Of course there are exceptions, and those exceptions are wonderful. I was writing a story for this anthology, and realised that it was very derivative of an old Finnish short story I had read as a kid, and frankly rubbish. I almost abandoned the anthology, until I stepped out of my then day job and suddenly the non-fiction history book I was reading meshed with the theme of the anthology perfectly. I walked to the restaurant in a fugue, when I got back to the office the story was ready, and I wrote it down in two sessions. It was nominated for the local Atorox prize. I translated the story in English. It’s called The Air Itself Caught Fire and you can read it in the upcoming Never Stop anthology published for Worldcon 75.

With game writing, I guess people don’t realize how collaborative it is. Writing a novel is an one person show in the sense that the writer produces the text, throws it to the editor, they have a back and forth and that’s it. In films the screenwriter makes the script, gets paid and the director does whatever they want with it. These are of course simplifications, but essentially the writer fires and forgets. In games, ideally, the writer is present from the conception to the idea to the last polish before the gold master, collaborating with every cog of the game creation engine. They are generally a part of the team, not an auteur who forces their vision on the whole team.

The greatest misconception about me? I guess, especially lately, that would be me being an extrovert and an exceptionally positive person. I’ve described myself as a loner and an introvert with industrial scale social coping mechanisms. As for positivity, I don’t know. I used to enjoy the little things and moments in life, and I did and continue to do a lot of stuff, and I guess if you look from afar and squint just right, it looks like positivity.

what do you see as the main strengths and weaknesses of the medium you work in?
Video games are pretty much the only medium I can think of where you can be literally inside the story, to control it, to alter it, and to be the main protagonist. No other media can do that. The biggest weakness of video games is that even in story driven games, the story is very much limited by the budget and the timetable. In a novel it’s easy to write a massive baroque castle and thousands of troops, but if you write that for a game, the producer might start squirming. If things get delayed, whole swaths of the story have to be cut out, which leaves the writer to scramble to get what’s left make some sense. Also, the story has to fit the gameplay, and the gameplay fit the story. This is a challenge, where often the story has to yield.

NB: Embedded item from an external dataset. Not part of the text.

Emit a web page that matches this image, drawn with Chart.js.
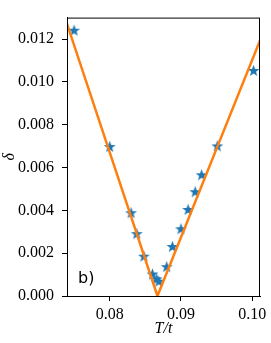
<!DOCTYPE html>
<html>
<head>
<meta charset="utf-8">
<script src="https://cdn.jsdelivr.net/npm/chart.js@4/dist/chart.umd.min.js"></script>
<style>
  html, body { margin: 0; padding: 0; background: #fff; }
  #wrap { width: 271px; height: 343px; }
</style>
</head>
<body>
<div id="wrap"><canvas id="chart" width="271" height="343"></canvas></div>
<script>
// measured points (T/t, delta)
const tValues = [0.0750, 0.0800, 0.0830, 0.0838, 0.0848, 0.0860, 0.0866, 0.0869,
                 0.0880, 0.0888, 0.0900, 0.0910, 0.0920, 0.0929, 0.0951, 0.1002];
const deltaValues = [0.01241, 0.00698, 0.00389, 0.00291, 0.00186, 0.00103, 0.00080, 0.00069,
                     0.00137, 0.00231, 0.00314, 0.00404, 0.00487, 0.00566, 0.00701, 0.01053];

// V-shaped fit
const fitT = [0.0740, 0.0867, 0.1011];
const fitDelta = [0.01271, 0.0, 0.01193];

const xTicks = [0.08, 0.09, 0.10];
const yTicks = [0.000, 0.002, 0.004, 0.006, 0.008, 0.010, 0.012];

// filled star like matplotlib '*'
function makeStar(r, color) {
    const c = document.createElement('canvas');
    const s = Math.ceil(r * 2 + 2);
    c.width = s; c.height = s;
    const g = c.getContext('2d');
    const cx = s / 2, cy = s / 2 + 0.5;
    g.beginPath();
    for (let i = 0; i < 10; i++) {
        const rad = i % 2 === 0 ? r : r * 0.42;
        const a = -Math.PI / 2 + i * Math.PI / 5;
        const px = cx + rad * Math.cos(a), py = cy + rad * Math.sin(a);
        if (i === 0) g.moveTo(px, py); else g.lineTo(px, py);
    }
    g.closePath();
    g.fillStyle = color;
    g.fill();
    return c;
}
const star = makeStar(6.2, '#1f77b4');

// box around plot + panel label
const frame = {
    id: 'frame',
    afterDraw(chart) {
        const { ctx, chartArea: a } = chart;
        ctx.save();
        ctx.strokeStyle = '#000';
        ctx.lineWidth = 1;
        ctx.strokeRect(a.left + 0.5, a.top + 0.5, a.right - a.left - 1, a.bottom - a.top);
        ctx.fillStyle = '#000';
        ctx.font = '16px "DejaVu Sans"';
        ctx.textBaseline = 'alphabetic';
        ctx.fillText('b)', 78, 283);
        ctx.restore();
    }
};

const tickFont = { family: '"Liberation Serif"', size: 16 };

new Chart(document.getElementById('chart'), {
    type: 'scatter',
    data: {
        datasets: [{
            type: 'line',
            data: fitT.map((t, i) => ({ x: t, y: fitDelta[i] })),
            borderColor: '#ff7f0e',
            borderWidth: 2.5,
            pointRadius: 0,
            fill: false,
            tension: 0,
            order: 0
        }, {
            data: tValues.map((t, i) => ({ x: t, y: deltaValues[i] })),
            pointStyle: star,
            pointRadius: 6,
            order: 1
        }]
    },
    options: {
        responsive: false,
        animation: false,
        layout: { padding: { top: 8, right: 11, left: 0, bottom: 0 } },
        plugins: { legend: { display: false }, tooltip: { enabled: false } },
        scales: {
            x: {
                type: 'linear',
                min: 0.0740,
                max: 0.1011,
                afterBuildTicks: s => { s.ticks = xTicks.map(v => ({ value: v })); },
                afterFit: s => { s.height = 47; },
                grid: { drawOnChartArea: false, drawTicks: true, tickLength: 5, tickColor: '#000' },
                border: { display: true, color: '#000' },
                ticks: { color: '#000', font: tickFont, padding: 4, maxRotation: 0,
                         callback: v => v.toFixed(2) },
                title: { display: true, text: 'T/t', color: '#000', padding: { top: 0, bottom: 5 },
                         font: { family: '"Liberation Serif"', size: 16, style: 'italic' } }
            },
            y: {
                min: 0,
                max: 0.013,
                afterBuildTicks: s => { s.ticks = yTicks.map(v => ({ value: v })); },
                afterFit: s => { s.width = 67; },
                grid: { drawOnChartArea: false, drawTicks: true, tickLength: 5, tickColor: '#000' },
                border: { display: true, color: '#000' },
                ticks: { color: '#000', font: tickFont, padding: 8,
                         callback: v => v.toFixed(3) },
                title: { display: true, text: 'δ', color: '#000', padding: { top: 0, bottom: 0 },
                         font: { family: '"Liberation Serif"', size: 16, style: 'italic' } }
            }
        }
    },
    plugins: [frame]
});
</script>
</body>
</html>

how has technology impacted upon the work you do?
When writing fiction, I love tools like Scrivener. The negative side is that having some trouble concentrating on things, my mind and mouse gets really easily drawn to the quick bursts of dopamine provided by social media. I can’t turn the net off either, since I need it for background research. I’d like to have some low level AI that monitors my net use, giving access only to background research stuff, and blocking Facebook.

With games, I almost wish for the technology to dial back a little, to give more room to text based storytelling. Then again, this is probably just dumb nostalgy.

what’s the greatest piece of advice you would like to pass on?
Don’t wait for inspiration, just write.

where can we find you online?
My blog and web page resides in http://vornaskotti.com. My twitter is https://twitter.com/vornaskotti, but there you can find mostly cranky commentary on politics and social issues in Finnish. My Facebook is https://www.facebook.com/janos.honkonen.page/

what are you reading at the moment?
I just finished Margaret Atwood’s The Handmaid’s Tale, which was impressive and disconcerting. I wanted to read it before starting on the series.

what are you listening to at the moment?
I don’t listen to much music anymore, as in specific artists. Spotify’s Daily Mixes and personalized radios are scary good in providing good stuff. I never knew there were so many noise, avant-garde, world music and weird jazz bands in the world. Philip Glass is my go to writing music. Venetian Snares in cranky manic days.

I listen mostly to audiobooks. Right now I’m listening to Trekonomics by Manu Saadia.